Thursday morning's SAG Awards nominations marked the end of an era. It's an epoch I've dubbed The Era of Mainstream Award Shows Ignoring Possibly the Best Series in TV History. By my calculations, the 2009 SAG Awards are the last kudosfest able to ignore "The Wire." The Emmys had their last chance to ignore "The Wire" in September and mostly succeeded admirably. The Golden Globes had their last chance to ignore "The Wire" last week and succeeded admirably. 

That's why I have to take this last chance to roll my eyes at SAG and ponder what it means that the Actors think that "House" is a better dramatic ensemble than "The Wire." You'd think actors would be able to tell the difference between a true ensemble and a remarkable (and SAG-nominated) star turn buttressed by a couple decent supporting performances. "House" is "The Hugh Laurie Show: Also Featuring Lisa Edelstein, Omar Epps and Robert Sean Leonard." It isn't an ensemble. 

But who am I kidding? The SAG membership had never honored "The Wire" before and, like the Golden Globes, they weren't about to start now. 
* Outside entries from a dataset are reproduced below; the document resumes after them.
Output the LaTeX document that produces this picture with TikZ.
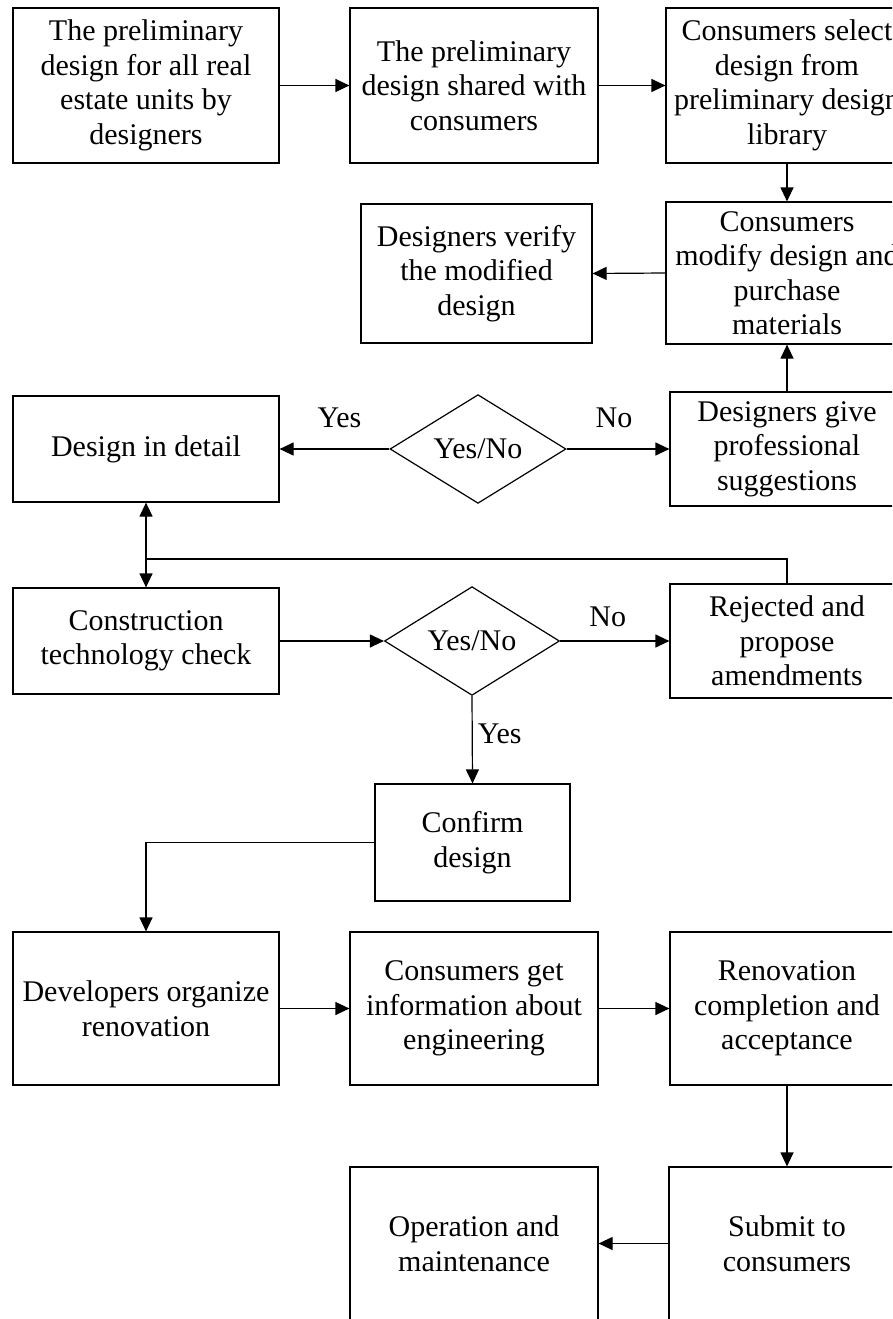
\documentclass[tikz,border=0pt]{standalone}
\usepackage{fontspec}
\setmainfont{Liberation Serif}
\usepackage{tikz}
\usetikzlibrary{shapes.geometric}
\usetikzlibrary{arrows.meta, positioning}

\begin{document}
\begin{tikzpicture}[
		x=1pt, y=-1pt, % y grows downwards
		line width=1.2pt,
		>={Triangle[length=14pt, width=13pt]},
		every node/.style={
				font=\fontsize{30}{34.5}\selectfont,
				align=center,
				inner sep=0pt
			},
		stage/.style={
				draw,
				rectangle
			},
		decide/.style={
				draw,
				diamond,
				minimum width=176pt,
				minimum height=106pt
			}
	]
	\useasboundingbox (0, 0) rectangle (892, 1319);
	\clip (0, 0) rectangle (892, 1319);

	% first row
	\node[stage, minimum width=266pt, minimum height=155pt] (prelim) at (146, 85.5)
		{The preliminary\\design for all real\\estate units by\\designers};
	\node[stage, minimum width=248pt, minimum height=155pt] (shared) at (474, 85.5)
		{The preliminary\\design shared with\\consumers};
	\node[stage, minimum width=242pt, minimum height=155pt] (select) at (787, 85.5)
		{Consumers select\\design from\\preliminary design\\library};

	% second row
	\node[stage, minimum width=231pt, minimum height=139pt] (verify) at (476.5, 273.5)
		{Designers verify\\the modified\\design};
	\node[stage, minimum width=242pt, minimum height=142pt] (modify) at (787, 273)
		{Consumers\\modify design and\\purchase\\materials};

	% design check
	\node[stage, minimum width=266pt, minimum height=106pt] (detail) at (146, 449)
		{Design in detail};
	\node[decide] (dia1) at (478, 449) {Yes/No};
	\node[stage, minimum width=234pt, minimum height=114pt] (suggest) at (787, 449)
		{Designers give\\professional\\suggestions};

	% construction check
	\node[stage, minimum width=266pt, minimum height=106pt] (construct) at (146, 641)
		{Construction\\technology check};
	\node[decide, minimum width=175pt] (dia2) at (472, 641) {Yes/No};
	\node[stage, minimum width=234pt, minimum height=114pt] (reject) at (787, 641)
		{Rejected and\\propose\\amendments};

	\node[stage, minimum width=195pt, minimum height=117pt] (confirm) at (472.5, 842.5)
		{Confirm\\design};

	% renovation
	\node[stage, minimum width=266pt, minimum height=153pt] (develop) at (146, 1008.5)
		{Developers organize\\renovation};
	\node[stage, minimum width=248pt, minimum height=153pt] (getinfo) at (474, 1008.5)
		{Consumers get\\information about\\engineering};
	\node[stage, minimum width=234pt, minimum height=153pt] (renov) at (787, 1008.5)
		{Renovation\\completion and\\acceptance};

	\node[stage, minimum width=248pt, minimum height=153pt] (operate) at (474, 1243.5)
		{Operation and\\maintenance};
	\node[stage, minimum width=236pt, minimum height=153pt] (submit) at (787, 1243.5)
		{Submit to\\consumers};

	\coordinate (join) at (146, 559);

	\draw[->] (prelim.east) -- (shared.west);
	\draw[->] (shared.east) -- (select.west);
	\draw[->] (select.south) -- (modify.north);
	\draw[->] (modify.west) -- (verify.east);
	\draw[->] (suggest.north) -- (modify.south);

	\draw[->] (dia1.west) -- (detail.east) node[midway, above=21pt, xshift=5pt] {Yes};
	\draw[->] (dia1.east) -- (suggest.west) node[midway, above=21pt, xshift=-4pt] {No};

	\draw[<->] (detail.south) -- (construct.north);
	\draw (reject.north) |- (join);

	\draw[->] (construct.east) -- (dia2.west);
	\draw[->] (dia2.east) -- (reject.west) node[midway, above=14pt, xshift=-7pt] {No};
	\draw[->] (dia2.south) -- (confirm.north) node[midway, right=5pt, yshift=6pt] {Yes};

	\draw[->] (confirm.west) -| (develop.north);
	\draw[->] (develop.east) -- (getinfo.west);
	\draw[->] (getinfo.east) -- (renov.west);
	\draw[->] (renov.south) -- (submit.north);
	\draw[->] (submit.west) -- (operate.east);
\end{tikzpicture}
\end{document}
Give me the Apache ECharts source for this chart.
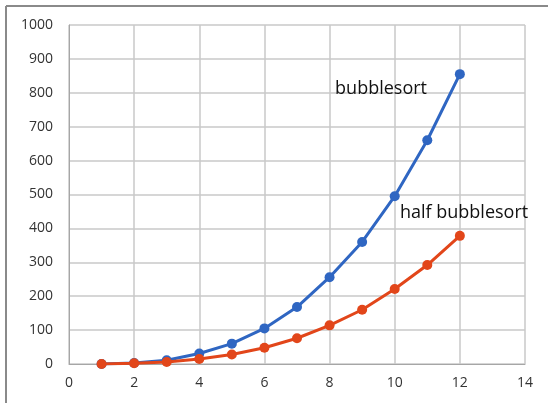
<!DOCTYPE html>
<html>
<head>
<meta charset="utf-8">
<script src="https://cdn.jsdelivr.net/npm/echarts@6/dist/echarts.min.js"></script>
<style>
  html, body { margin: 0; padding: 0; background: #fff; }
  #chart { width: 548px; height: 403px; }
</style>
</head>
<body>
<div id="chart"></div>
<script>
// Array size n and operation counts for the two sorts
const sizes = [1, 2, 3, 4, 5, 6, 7, 8, 9, 10, 11, 12];
const bubbleSort = [0, 3, 11, 31, 60, 105, 168, 256, 360, 495, 660, 855];
const halfBubbleSort = [0, 2, 6, 15, 28, 48, 76, 114, 160, 221, 292, 378];

const xTicks = [0, 2, 4, 6, 8, 10, 12, 14];
const yTicks = [0, 100, 200, 300, 400, 500, 600, 700, 800, 900, 1000];

const BLUE = '#2f66c2';
const ORANGE = '#e2461a';
const FONT = "'Open Sans', 'Liberation Sans', sans-serif";

const pairs = (xs, ys) => xs.map((x, i) => [x, ys[i]]);

const chart = echarts.init(document.getElementById('chart'));
chart.setOption({
  animation: false,
  backgroundColor: '#fff',
  grid: { left: 69, right: 23, top: 25, bottom: 39 },
  xAxis: {
    type: 'value',
    min: xTicks[0], max: xTicks[xTicks.length - 1], interval: 2,
    axisLine: { show: true, lineStyle: { color: '#a6a6a6', width: 1 } },
    axisTick: { show: false },
    axisLabel: { color: '#333', fontFamily: FONT, fontSize: 14, margin: 12, formatter: v => String(v) },
    splitLine: { show: true, lineStyle: { color: '#c8c8c8', width: 1.5 } }
  },
  yAxis: {
    type: 'value',
    min: yTicks[0], max: yTicks[yTicks.length - 1], interval: 100,
    axisLine: { show: true, lineStyle: { color: '#a6a6a6', width: 1 } },
    axisTick: { show: false },
    axisLabel: { color: '#333', fontFamily: FONT, fontSize: 14, margin: 16, formatter: v => String(v) },
    splitLine: { show: true, lineStyle: { color: '#c8c8c8', width: 1.5 } }
  },
  graphic: [
    { type: 'line', shape: { x1: 6, y1: 6, x2: 548, y2: 6 }, style: { stroke: '#8a8a8a', lineWidth: 2 } },
    { type: 'line', shape: { x1: 6, y1: 6, x2: 6, y2: 403 }, style: { stroke: '#8a8a8a', lineWidth: 2 } }
  ],
  series: [
    {
      name: 'bubblesort',
      type: 'line',
      data: pairs(sizes, bubbleSort),
      symbol: 'circle', symbolSize: 10,
      lineStyle: { color: BLUE, width: 3 },
      itemStyle: { color: BLUE },
      markPoint: {
        symbol: 'circle', symbolSize: 0,
        label: { show: true, formatter: 'bubblesort', color: '#111', fontFamily: FONT, fontSize: 18, position: 'inside' },
        data: [{ coord: [9.58, 811] }]
      },
      z: 3
    },
    {
      name: 'half bubblesort',
      type: 'line',
      data: pairs(sizes, halfBubbleSort),
      symbol: 'circle', symbolSize: 10,
      lineStyle: { color: ORANGE, width: 3 },
      itemStyle: { color: ORANGE },
      markPoint: {
        symbol: 'circle', symbolSize: 0,
        label: { show: true, formatter: 'half bubblesort', color: '#111', fontFamily: FONT, fontSize: 18, position: 'inside' },
        data: [{ coord: [12.13, 445] }]
      },
      z: 4
    }
  ]
});
</script>
</body>
</html>
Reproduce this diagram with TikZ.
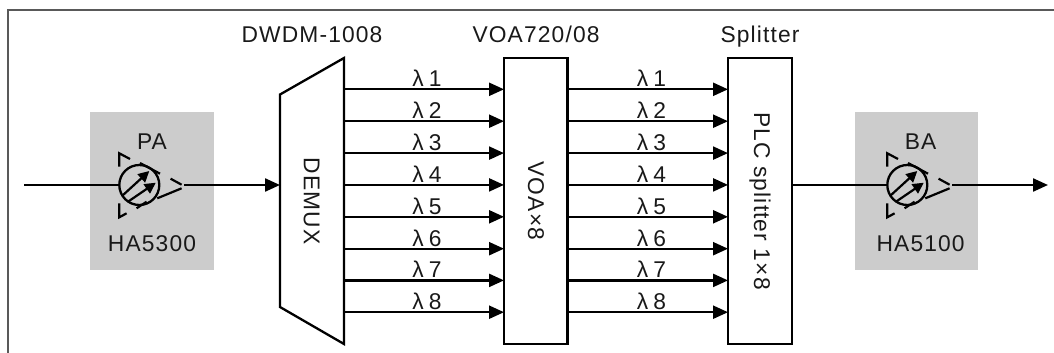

So maybe Thursday actually marks the end of another era: The Era of TV Critics Whining About the Lack of Award Nominations For 'The Wire.'

I'm sure you're all relieved.

In general, the SAG TV nods are about as boring and middle-of-the-road as you'd expect.

On the drama side, the nominations are nearly identical to last year's. "The Sopranos" dropped off the rolls because the series ended and "Damages" didn't air a new episode in 2007, so it wasn't eligible. The only series or actor to lose a nomination while still being eligible was "Grey's Anatomy."

Given that little bit of extra wiggle room, the SAG voters replaced James Gandolfini with William Shatner, a former nominee in the comedy category. And with the space left by Edie Falco and Glenn Close, SAG nominated former nominee Mariska Hargitay and Elisabeth Moss, from "Mad Men."

The entrenchment in the SAG comedy is, in general, both laughable and a reflection, I guess, on the state of TV comedy. Four of the five actor and actress nominees are repeats of last year's nominees, while Piven, Carell, Shalhoub and Baldwin have been nominated three straight years. And on the series side, "Desperate Housewives," "The Office," "Weeds," "30 Rock" and "Entourage" have all been nominated at least twice in the last three years.

The only nominated actor never to have received an individual SAG nomination previously was the well-deserving Moss. Moss, David Duchovny and Tracey Ullman were the only actors without prior SAG nods for their current roles, though both Duchovny and Ullman had multiple past nods.

That's nothing if not monotonous.

It's not like there weren't alternatives. The Emmys and Golden Globes both found multiple places for HBO's "In Treatment." Bryan Cranston was a worthy Emmy winner for "Breaking Bad," SAG voters only had time for one AMC show (admittedly the one I prefer). Neil Patrick Harris has now received Emmy and Globe nominations for "How I Met Your Mother" and, as comedy supporting players go, he's far more deserving than Jeremy "The Thermometer" Piven. No awards group has yet to discover Jim Parsons of "Big Bang Theory," but he'll eventually get his due as one of TV's funniest men. 

Once SAG left "Pushing Daisies" out last year, I guess it didn't have much hope this year, but that doesn't mean it wouldn't have been fresher than what they picked. If the Emmys could think outside of the box and honor Amy Poehler for "Saturday Night Live," why are is SAG so rigid? "Lost" has been off of SAG's radar for a couple years now, but it remains a truer ensemble than "House" and the failure to recognize that show's fourth season bounce-back is a pity. 

Heck, as awful as I think HBO's "True Blood" is, nominating Anna Paquin would have given some new blood to the SAG Awards.

This is why, when the SAG Awards air on TNT and TBS on Sunday, Jan. 25, I'll be watching the movie categories with interest and using the TV categories for bathroom and burrito breaks.